Verifying safety of neural network control systems that use images as input is a difficult problem because, from a given system state, there is no known way to mathematically model what images are possible in the real-world. We build on recent work that considers a surrogate verification approach, training a conditional generative adversarial network (cGAN) as an image generator in place of the real world. This enables set-based formal analysis of the closed-loop system, providing analysis beyond simulation and testing. While existing work is effective on small examples, excessive overapproximation both within a single control period and across multiple control periods limits its scalability. We propose approaches to overcome these two sources of error. First, we overcome one-step error by composing the system's dynamics along with the cGAN and neural network controller, without losing the dependencies between input states and the control outputs as in the monotonic analysis of the system dynamics. Second, we reduce multi-step error by repeating the single-step composition, essentially unrolling multiple steps of the control loop into a large neural network. We then leverage existing network verification tools to compute accurate reachable sets for multiple steps, avoiding the accumulation of abstraction error at each step. We demonstrate the effectiveness of our approach in terms of both accuracy and scalability using two case studies: an autonomous aircraft taxiing system and an advanced emergency braking system. On the aircraft taxiing system, the converged reachable set is 175% larger using the prior baseline method compared with our proposed approach.

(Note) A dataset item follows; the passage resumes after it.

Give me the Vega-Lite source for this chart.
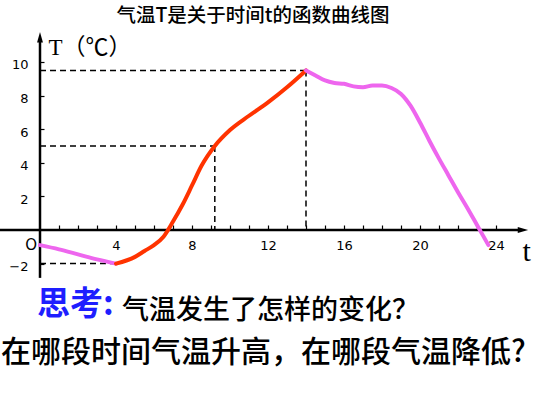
{
  "$schema": "https://vega.github.io/schema/vega-lite/v6.json",
  "width": 542,
  "height": 393,
  "padding": 0,
  "autosize": {"type": "none"},
  "background": "white",
  "config": {"view": {"stroke": null}},
  "title": {
    "text": "气温T是关于时间t的函数曲线图",
    "font": "Noto Sans CJK SC",
    "fontSize": 19.5,
    "fontWeight": 500,
    "color": "black",
    "anchor": "middle",
    "frame": "group",
    "offset": -26,
    "dx": -18
  },
  "encoding": {
    "x": {
      "field": "t",
      "type": "quantitative",
      "scale": {"domain": [-2.1053, 26.421], "nice": false, "zero": false},
      "axis": {
        "orient": "bottom",
        "offset": -163,
        "domain": false,
        "grid": false,
        "values": [1,2,3,4,5,6,7,8,9,10,11,12,13,14,15,16,17,18,19,20,21,22,23,24],
        "tickSize": -5,
        "tickColor": "black",
        "tickWidth": 1.2,
        "labelExpr": "datum.value % 4 == 0 ? datum.label : ''",
        "labelFont": "DejaVu Sans",
        "labelFontSize": 13,
        "labelColor": "black",
        "labelPadding": 14,
        "labelFlush": false,
        "labelOverlap": false,
        "labelBound": false,
        "title": "t",
        "titleFont": "Liberation Serif",
        "titleFontSize": 30,
        "titleFontWeight": "normal",
        "titleColor": "black",
        "titleAlign": "left",
        "titleBaseline": "alphabetic",
        "titleX": 522,
        "titleY": 30
      }
    },
    "y": {
      "field": "T",
      "type": "quantitative",
      "scale": {"domain": [-9.702, 13.690], "nice": false, "zero": false},
      "axis": {
        "orient": "left",
        "offset": -40,
        "domain": false,
        "grid": false,
        "values": [-2, 2, 4, 6, 8, 10],
        "tickSize": -4,
        "tickColor": "black",
        "tickWidth": 1.2,
        "labelFont": "DejaVu Sans",
        "labelFontSize": 13,
        "labelColor": "black",
        "labelPadding": 16,
        "labelOffset": 3,
        "labelOverlap": false,
        "labelBound": false,
        "labelFlush": false,
        "title": "T（℃）",
        "titleAngle": 0,
        "titleAlign": "left",
        "titleBaseline": "alphabetic",
        "titleFont": "Liberation Serif, Noto Sans CJK SC",
        "titleFontSize": 23,
        "titleFontWeight": "normal",
        "titleColor": "black",
        "titleX": 8,
        "titleY": 54
      }
    }
  },
  "layer": [
    {
      "data": {"values": [
        {"t": 0, "t2": 14, "T": 9.5, "T2": 9.5},
        {"t": 0, "t2": 9.2, "T": 5, "T2": 5},
        {"t": 0, "t2": 4, "T": -2, "T2": -2},
        {"t": 9.2, "t2": 9.2, "T": 5, "T2": 0},
        {"t": 14, "t2": 14, "T": 9.5, "T2": 0}
      ]},
      "mark": {"type": "rule", "color": "black", "strokeWidth": 1.5, "strokeDash": [6, 4]},
      "encoding": {"x2": {"field": "t2"}, "y2": {"field": "T2"}}
    },
    {
      "data": {"values": [
        {"t": -2.2, "t2": 25.2, "T": 0, "T2": 0},
        {"t": 0, "t2": 0, "T": -2.85, "T2": 11.2}
      ]},
      "mark": {"type": "rule", "color": "black", "strokeWidth": 2.5},
      "encoding": {"x2": {"field": "t2"}, "y2": {"field": "T2"}}
    },
    {
      "data": {"values": [{"t": 25.35, "T": 0}]},
      "mark": {"type": "point", "filled": true, "color": "black", "opacity": 1, "size": 170, "shape": "M1,0L-0.6,-0.45L-0.6,0.45Z"}
    },
    {
      "data": {"values": [{"t": 0, "T": 11.4}]},
      "mark": {"type": "point", "filled": true, "color": "black", "opacity": 1, "size": 170, "shape": "M0,-1L0.45,0.6L-0.45,0.6Z"}
    },
    {
      "data": {"values": [
        {"seg": 1, "trend": "降", "t": 0, "T": -0.9},
        {"seg": 1, "trend": "降", "t": 1, "T": -1.15},
        {"seg": 1, "trend": "降", "t": 2, "T": -1.45},
        {"seg": 1, "trend": "降", "t": 3, "T": -1.75},
        {"seg": 1, "trend": "降", "t": 4, "T": -2},
        {"seg": 2, "trend": "升", "t": 4, "T": -2},
        {"seg": 2, "trend": "升", "t": 5, "T": -1.6},
        {"seg": 2, "trend": "升", "t": 5.5, "T": -1.25},
        {"seg": 2, "trend": "升", "t": 6, "T": -0.9},
        {"seg": 2, "trend": "升", "t": 6.5, "T": -0.4},
        {"seg": 2, "trend": "升", "t": 7, "T": 0.5},
        {"seg": 2, "trend": "升", "t": 7.5, "T": 1.5},
        {"seg": 2, "trend": "升", "t": 8, "T": 2.65},
        {"seg": 2, "trend": "升", "t": 8.5, "T": 3.82},
        {"seg": 2, "trend": "升", "t": 9.2, "T": 5},
        {"seg": 2, "trend": "升", "t": 10, "T": 5.95},
        {"seg": 2, "trend": "升", "t": 11, "T": 6.8},
        {"seg": 2, "trend": "升", "t": 12, "T": 7.6},
        {"seg": 2, "trend": "升", "t": 13, "T": 8.5},
        {"seg": 2, "trend": "升", "t": 14, "T": 9.5},
        {"seg": 3, "trend": "降", "t": 14, "T": 9.5},
        {"seg": 3, "trend": "降", "t": 14.5, "T": 9.2},
        {"seg": 3, "trend": "降", "t": 15, "T": 8.9},
        {"seg": 3, "trend": "降", "t": 15.5, "T": 8.75},
        {"seg": 3, "trend": "降", "t": 16, "T": 8.7},
        {"seg": 3, "trend": "降", "t": 16.5, "T": 8.55},
        {"seg": 3, "trend": "降", "t": 17, "T": 8.5},
        {"seg": 3, "trend": "降", "t": 17.5, "T": 8.6},
        {"seg": 3, "trend": "降", "t": 18, "T": 8.6},
        {"seg": 3, "trend": "降", "t": 18.5, "T": 8.45},
        {"seg": 3, "trend": "降", "t": 19, "T": 8.1},
        {"seg": 3, "trend": "降", "t": 19.5, "T": 7.4},
        {"seg": 3, "trend": "降", "t": 20, "T": 6.4},
        {"seg": 3, "trend": "降", "t": 20.5, "T": 5.3},
        {"seg": 3, "trend": "降", "t": 21, "T": 4.25},
        {"seg": 3, "trend": "降", "t": 21.5, "T": 3.25},
        {"seg": 3, "trend": "降", "t": 22, "T": 2.25},
        {"seg": 3, "trend": "降", "t": 22.5, "T": 1.3},
        {"seg": 3, "trend": "降", "t": 23, "T": 0.3},
        {"seg": 3, "trend": "降", "t": 23.6, "T": -0.9}
      ]},
      "mark": {"type": "line", "strokeWidth": 4, "interpolate": "monotone", "strokeCap": "round", "strokeJoin": "round"},
      "encoding": {
        "detail": {"field": "seg", "type": "nominal"},
        "color": {"field": "trend", "type": "nominal", "scale": {"domain": ["降", "升"], "range": ["#EE66EE", "#FF3300"]}, "legend": null}
      }
    },
    {
      "data": {"values": [{"t": -0.47, "T": -0.9, "label": "O"}]},
      "mark": {"type": "text", "font": "DejaVu Sans", "fontSize": 15, "color": "black", "align": "center", "baseline": "middle"},
      "encoding": {"text": {"field": "label"}}
    },
    {
      "data": {"values": [{"t": -0.16, "T": -4.46, "label": "思考:"}]},
      "mark": {"type": "text", "font": "Noto Sans CJK SC", "fontSize": 33, "fontWeight": "bold", "color": "#1E1EFF", "align": "left", "baseline": "middle"},
      "encoding": {"text": {"field": "label"}}
    },
    {
      "data": {"values": [{"t": 4.32, "T": -4.8, "label": "气温发生了怎样的变化？"}]},
      "mark": {"type": "text", "font": "Noto Sans CJK SC", "fontSize": 27, "fontWeight": 500, "color": "black", "align": "left", "baseline": "middle"},
      "encoding": {"text": {"field": "label"}}
    },
    {
      "data": {"values": [{"t": -2.05, "T": -7.35, "label": "在哪段时间气温升高，在哪段气温降低?"}]},
      "mark": {"type": "text", "font": "Noto Sans CJK SC", "fontSize": 30, "fontWeight": 500, "color": "black", "align": "left", "baseline": "middle"},
      "encoding": {"text": {"field": "label"}}
    }
  ]
}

On the emergency braking system, with 24x the number of image output variables from the cGAN, the baseline method fails to prove any states are safe, whereas our improvements enable set-based safety analysis.

翻译：验证以图像作为输入的神经网络控制系统的安全性是一个难题，因为对于给定的系统状态，目前尚无已知方法能在数学上建模现实世界中可能出现的图像。我们基于近期一项采用代理验证方法的研究，训练一个条件生成对抗网络（cGAN）作为图像生成器以替代真实世界。这使得对闭环系统进行基于集合的形式化分析成为可能，提供了超越仿真与测试的分析能力。虽然现有方法在小规模示例中有效，但在单个控制周期内及跨多个控制周期内的过度过近似限制了其可扩展性。我们提出了克服这两类误差来源的方法。首先，我们通过组合系统动力学、cGAN及神经网络控制器来克服单步误差，同时避免如系统动力学单调性分析中那样丢失输入状态与控制输出间的依赖关系。其次，我们通过重复单步组合来减少多步误差，本质上将控制循环的多个步骤展开为一个大型神经网络。随后，我们利用现有网络验证工具计算多步的精确可达集，避免每一步抽象误差的累积。我们通过两个案例研究（自主飞机滑行系统与高级紧急制动系统）验证了所提方法在精度与可扩展性方面的有效性。在飞机滑行系统中，使用先前基线方法得到的收敛可达集比我们提出的方法大175%。在紧急制动系统中，当cGAN输出的图像变量数量增加24倍时，基线方法无法证明任何状态是安全的，而我们的改进方法能够实现基于集合的安全性分析。